Home Is Where the Heart Is

(Photo Illustration: NRO; Image: Dreamstime)
Making America great again will depend more on families and communities than on politicians.

‘I can’t believe we blew this.”

Marco Rubio had just spoken to a group of pastors and other faith leaders. And the overwhelming reaction was to think of him as “the one that got away.” He seemed to perfectly diagnose the problems of our times — including hostility toward real religion and failure to give the family top priority and to cherish the dignity of work. But the pining for an alternative to Donald Trump may have missed one thing: The problems America is facing won’t be cured by any one man or woman. The group Rubio addressed wasn’t really looking for a political savior. But that’s what all too many in our society are doing: Just wait and see when he makes America great again. The revolution is what we need.

Yuval Levin begins his new book, The Fractured Republic: Renewing America’s Social Contract in the Age of Individualism, with a quote from a Frenchman, Alexis de Tocqueville, in his Democracy in America. Tocqueville saw the best of America and a caution. “Placed in the middle of a rapid river, we obstinately fix our eyes on some debris we still perceive on the bank, while the current carries us away and takes us backward toward the abyss.”

If you’re seeing the abyss on the horizon, of feel like an eyewitness already, Yuval starts with a bit of a pep talk. He does a little bit of “it was the best of times, it was the worst of times.” And like a Choose Your Own Adventure book, we are in the driver’s seat. Levin writes:

Life in America is always getting better and worse at the same time. Progress comes at a cost, even if it is often worth that cost. Misery beckons relief, so that our virtues often turn up where our vices have been. Decay and decadence almost always trail behind success, while renewal chases ruin. And in a vast society like ours, all of this is always happening at once. That means there are no simple stories to tell about the state of our country, and that upbeat and downcast social analyses are often just partial descriptions of one complex whole.

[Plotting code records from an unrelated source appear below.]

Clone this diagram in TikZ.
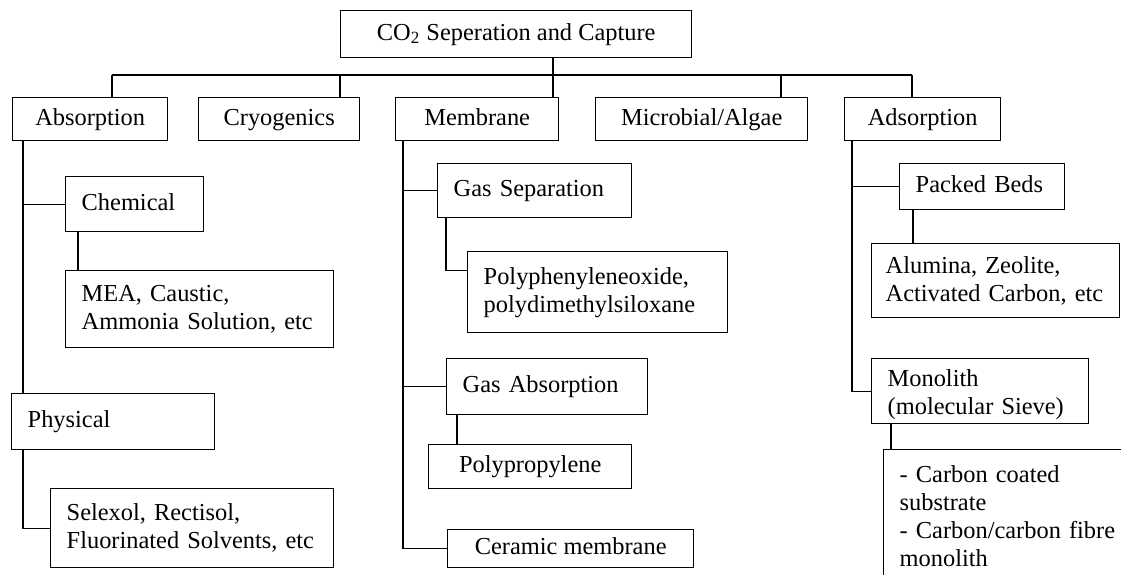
\documentclass[tikz,border=0pt]{standalone}
\usepackage{fontspec}
\setmainfont{Liberation Serif}

\tikzset{
    cs box/.style={draw, line width=0.7pt, anchor=north west, inner sep=0pt,
                   text height=8.6pt, text depth=2.6pt,
                   font=\fontsize{12.2}{14}\selectfont},
    cs leaf/.style={cs box, align=left, inner xsep=8pt},
    cs multi/.style={text height=, text depth=},
    cs link/.style={line width=0.7pt},
}

\begin{document}
\begin{tikzpicture}[x=1pt, y=-1pt]
    \useasboundingbox (0,0) rectangle (560.5,287);
    % Root and first level
    \node[cs box, minimum width=175.5pt, minimum height=23.5pt] (root) at (170,5)
        {CO\textsubscript{2} Seperation and Capture};
    \node[cs box, minimum width=77.5pt, minimum height=21.5pt] (absorb) at (6,48.5) {Absorption};
    \node[cs box, minimum width=80.5pt, minimum height=21.5pt] (cryo) at (99,48.5) {Cryogenics};
    \node[cs box, minimum width=81.5pt, minimum height=21.5pt] (membrane) at (197.5,48.5) {Membrane};
    \node[cs box, minimum width=106pt, minimum height=21.5pt] (microbial) at (297.5,48.5) {Microbial/Algae};
    \node[cs box, minimum width=78pt, minimum height=21.5pt] (adsorb) at (422,48.5) {Adsorption};
    % Absorption branch
    \node[cs leaf, text width=53pt, minimum height=27.5pt] (chem) at (32.5,88) {Chemical};
    \node[cs leaf, cs multi, text width=118pt, minimum height=38.5pt] (mea) at (32.5,135)
        {MEA, Caustic,\\ Ammonia Solution, etc};
    \node[cs leaf, text width=85.5pt, minimum height=28pt] (phys) at (5.5,196.5) {Physical};
    \node[cs leaf, cs multi, text width=125.5pt, minimum height=39.5pt] (selexol) at (25,244)
        {Selexol, Rectisol,\\ Fluorinated Solvents, etc};
    % Membrane branch
    \node[cs leaf, text width=81pt, minimum height=27pt] (gassep) at (218.5,81.5) {Gas Separation};
    \node[cs leaf, cs multi, text width=114pt, minimum height=40.5pt] (poly) at (233.5,125.5)
        {Polyphenyleneoxide,\\ polydimethylsiloxane};
    \node[cs leaf, text width=84.5pt, minimum height=28pt] (gasabs) at (223,179) {Gas Absorption};
    \node[cs box, minimum width=101.5pt, minimum height=22pt] (polypro) at (214,222) {Polypropylene};
    \node[cs box, minimum width=123pt, minimum height=19pt] (ceramic) at (223.5,264.5) {Ceramic membrane};
    % Adsorption branch
    \node[cs leaf, text width=66.5pt, minimum height=23pt] (packed) at (449.5,81.5) {Packed Beds};
    \node[cs leaf, cs multi, inner xsep=7pt, text width=110pt, minimum height=37pt] (alumina) at (435.5,121.5)
        {Alumina, Zeolite,\\ Activated Carbon, etc};
    \node[cs leaf, cs multi, text width=92.5pt, minimum height=32.5pt, text depth=13pt] (monolith) at (435.5,179)
        {Monolith\\ (molecular Sieve)};
    \node[cs leaf, cs multi, text width=114pt, minimum height=66pt] (carbon) at (441.5,224.5)
        {- Carbon coated\\ substrate\\ - Carbon/carbon fibre\\ monolith};

    % Bus under the root
    \coordinate (b1) at (56,37.5);
    \coordinate (b2) at (170,37.5);
    \coordinate (b3) at (276.5,37.5);
    \coordinate (b4) at (390.5,37.5);
    \coordinate (b5) at (456,37.5);
    \draw[cs link] (b1) -- (b5);
    \draw[cs link] (b3 |- root.south) -- (b3 |- membrane.north);
    \foreach \b/\n in {b1/absorb, b2/cryo, b4/microbial, b5/adsorb}
        \draw[cs link] (\b) -- (\b |- \n.north);

    % Absorption spine
    \coordinate (absx) at (11.5,70);
    \draw[cs link] (absx |- absorb.south) -- (absx |- phys.north);
    \draw[cs link] (absx |- chem.west) -- (chem.west);
    \draw[cs link] ([xshift=6.5pt]chem.south west) -- ([xshift=6.5pt]chem.south west |- mea.north);
    \draw[cs link] (absx |- phys.south) |- (selexol.west);

    % Membrane spine
    \coordinate (memx) at (201.5,70);
    \draw[cs link] (memx |- membrane.south) |- (ceramic.west);
    \draw[cs link] (memx |- gassep.west) -- (gassep.west);
    \draw[cs link] (memx |- gasabs.west) -- (gasabs.west);
    \draw[cs link] ([xshift=4.5pt]gassep.south west) |- ([yshift=10.75pt]poly.west);
    \draw[cs link] ([xshift=5.5pt]gasabs.south west) -- ([xshift=5.5pt]gasabs.south west |- polypro.north);

    % Adsorption spine
    \coordinate (adsx) at (426,70);
    \draw[cs link] (adsx |- adsorb.south) |- (monolith.west);
    \draw[cs link] (adsx |- packed.west) -- (packed.west);
    \draw[cs link] ([xshift=7pt]packed.south west) -- ([xshift=7pt]packed.south west |- alumina.north);
    \draw[cs link] ([xshift=10pt]monolith.south west) -- ([xshift=10pt]monolith.south west |- carbon.north);
\end{tikzpicture}
\end{document}
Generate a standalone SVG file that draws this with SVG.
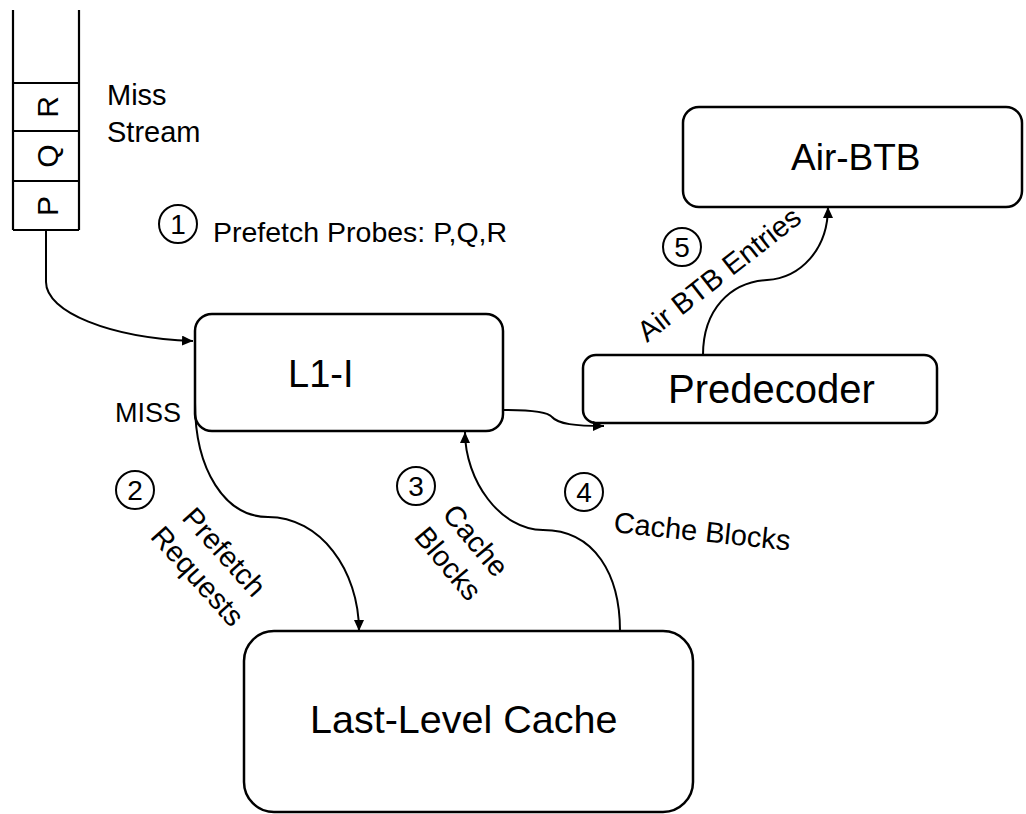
<svg xmlns="http://www.w3.org/2000/svg" width="1026" height="814" viewBox="0 0 1026 814">
<style>
.box{fill:#fff;stroke:#000;stroke-width:2.5}
.ln{fill:none;stroke:#000;stroke-width:2.2}
.con{fill:none;stroke:#000;stroke-width:2}
.t{font-family:"Liberation Sans",Arial,sans-serif;fill:#000}
.c{fill:none;stroke:#000;stroke-width:2}
</style>
<defs>
<marker id="arr" markerUnits="userSpaceOnUse" markerWidth="12" markerHeight="10" refX="11" refY="5" orient="auto">
<path d="M0,0 L11,5 L0,10 Z" fill="#000"/>
</marker>
</defs>
<rect width="1026" height="814" fill="#fff"/>
<g id="miss-stream">
<path class="ln" d="M13,10 V230 M79,10 V230 M13,83 H79 M13,131 H79 M13,181 H79 M13,230 H79"/>
<text class="t" font-size="30" text-anchor="middle" transform="translate(47,107) rotate(-90)" y="10.5">R</text>
<text class="t" font-size="30" text-anchor="middle" transform="translate(47,156) rotate(-90)" y="10.5">Q</text>
<text class="t" font-size="30" text-anchor="middle" transform="translate(47,206) rotate(-90)" y="10.5">P</text>
<text class="t" font-size="29" x="107" y="105">Miss</text>
<text class="t" font-size="29" x="107" y="142">Stream</text>
</g>
<g id="l1i">
<rect class="box" x="195" y="314" width="308" height="117" rx="17"/>
<text class="t" font-size="38" x="288" y="387">L1-I</text>
</g>
<g id="predecoder">
<rect class="box" x="583" y="355" width="354" height="68" rx="13"/>
<text class="t" font-size="40" x="668" y="403">Predecoder</text>
</g>
<g id="airbtb">
<rect class="box" x="683" y="107" width="339" height="100" rx="16"/>
<text class="t" font-size="37" x="791" y="170">Air-BTB</text>
</g>
<g id="llc">
<rect class="box" x="244" y="631" width="449" height="181" rx="30"/>
<text class="t" font-size="39.5" x="310" y="733">Last-Level Cache</text>
</g>
<g id="connectors">
<path class="con" d="M46,230 V282 C46,312 110,338 193,341" marker-end="url(#arr)"/>
<path class="con" d="M195,403 C195,470 225,517 268,517 C320,517 359,570 359,631" marker-end="url(#arr)"/>
<path class="con" d="M620,631 C620,575 595,530 543,530 C500,530 465,480 465,432" marker-end="url(#arr)"/>
<path class="con" d="M503,410 C530,410 548,412 552,417 C558,424 575,426 604,426" marker-end="url(#arr)"/>
<path class="con" d="M703,355 C703,310 730,282 767,280 C800,278 828,250 828,207" marker-end="url(#arr)"/>
</g>
<g id="labels">
<circle class="c" cx="178" cy="224" r="19"/>
<text class="t" font-size="28" text-anchor="middle" x="178" y="234">1</text>
<text class="t" font-size="28.5" x="213" y="242">Prefetch Probes: P,Q,R</text>
<text class="t" font-size="27" x="115" y="422">MISS</text>
<circle class="c" cx="135" cy="490" r="19"/>
<text class="t" font-size="28" text-anchor="middle" x="135" y="500">2</text>
<text class="t" font-size="29" text-anchor="middle" transform="translate(211,564) rotate(48)"><tspan x="0" y="-8">Prefetch</tspan><tspan x="0" y="28">Requests</tspan></text>
<circle class="c" cx="416" cy="486" r="19"/>
<text class="t" font-size="28" text-anchor="middle" x="416" y="496">3</text>
<text class="t" font-size="29" text-anchor="middle" transform="translate(462,552) rotate(50)"><tspan x="0" y="-8">Cache</tspan><tspan x="0" y="28">Blocks</tspan></text>
<circle class="c" cx="584" cy="492" r="19"/>
<text class="t" font-size="28" text-anchor="middle" x="584" y="502">4</text>
<text class="t" font-size="29" transform="translate(613,532) rotate(6)">Cache Blocks</text>
<circle class="c" cx="682" cy="247" r="19"/>
<text class="t" font-size="28" text-anchor="middle" x="682" y="257">5</text>
<text class="t" font-size="29" transform="translate(647,343) rotate(-38)">Air BTB Entries</text>
</g>
</svg>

So the politics of elect-me-and-everything-will-be-different is so simplistic and unrealistic as to be comic. “Liberals and conservatives both frequently insist not only that the path to the America of their (somewhat different) dreams is easy to see, but also that our country was once on that very path and has been thrown off course by the foolishness and wickedness of those on the other side of the aisle.”

He goes on to say:

Each side wants desperately to recover its lost ideal, believes the bulk of the country does, too, and is endlessly frustrated by the political resistance that holds it back. The broader public, meanwhile, finds in the resulting political debates little evidence of real engagement with contemporary problems and few attractive solutions. In the absence of relief from their own resulting frustration, a growing number of voters opt for leaders who simply embody or articulate that frustration.

He points to the “promise” of our time as “diversity and choice” and the danger is “polarization and division.” And our politics “lags behind our culture and economy,” living more in the realm of the latter than the former. We saw this in the eyes of many of the politicians who came and went this election cycle: “Most of our political leaders, on the Left and the Right alike,  . . . find themselves hard pressed to understand the polarization of our politics, even as they must play by the rules it has created. And they find it very difficult to grasp the diffusion transforming other facets of our society.”

#share#Rubio, keeping people guessing about his political future, points to a truth: His most important role in life is as husband and father. Diversifying is one way to put it. Subsidiarity is another. No government bureaucracy will ever love a family the way a neighbor or a dad does. Our renewal is not in a president who gets things right, but in people who serve and lead in the most fundamental of ways, in their homes and in their communities.

As Tocqueville put it:

Christian nations in our day appear to me to offer a frightening spectacle: The movement that carries them along is already strong enough that it cannot be suspended, and it is not yet rapid enough to despair of directing it. Their fate is in their hands, but soon it will escape them. To instruct democracy, if possible to reanimate its beliefs, to purify its mores, to moderate its movements, to substitute little by little an understanding of affairs for its inexperience, and knowledge of its true interests for its blind instincts; to adapt its government to time and place; to modify it according to circumstances and men—such is the first duty imposed on those who would guide society in our day.

There are common values many of us share, even still. A Muslim college president on a panel with Christian leaders recently described some of the things we’re debating right now as appearing insane to his people. Polling continuously reports that most of America is opposed to abortion — we just want to make sure that women in difficult situations have options and support. If we start looking around and asking people what they want and need, we may just find America has great servant leaders still. The hard part is for the rest of us to support them — and certainly not make it harder for them to serve, in ways the Little Sisters of the Poor, among others, know too well. That is where we will find our renewal.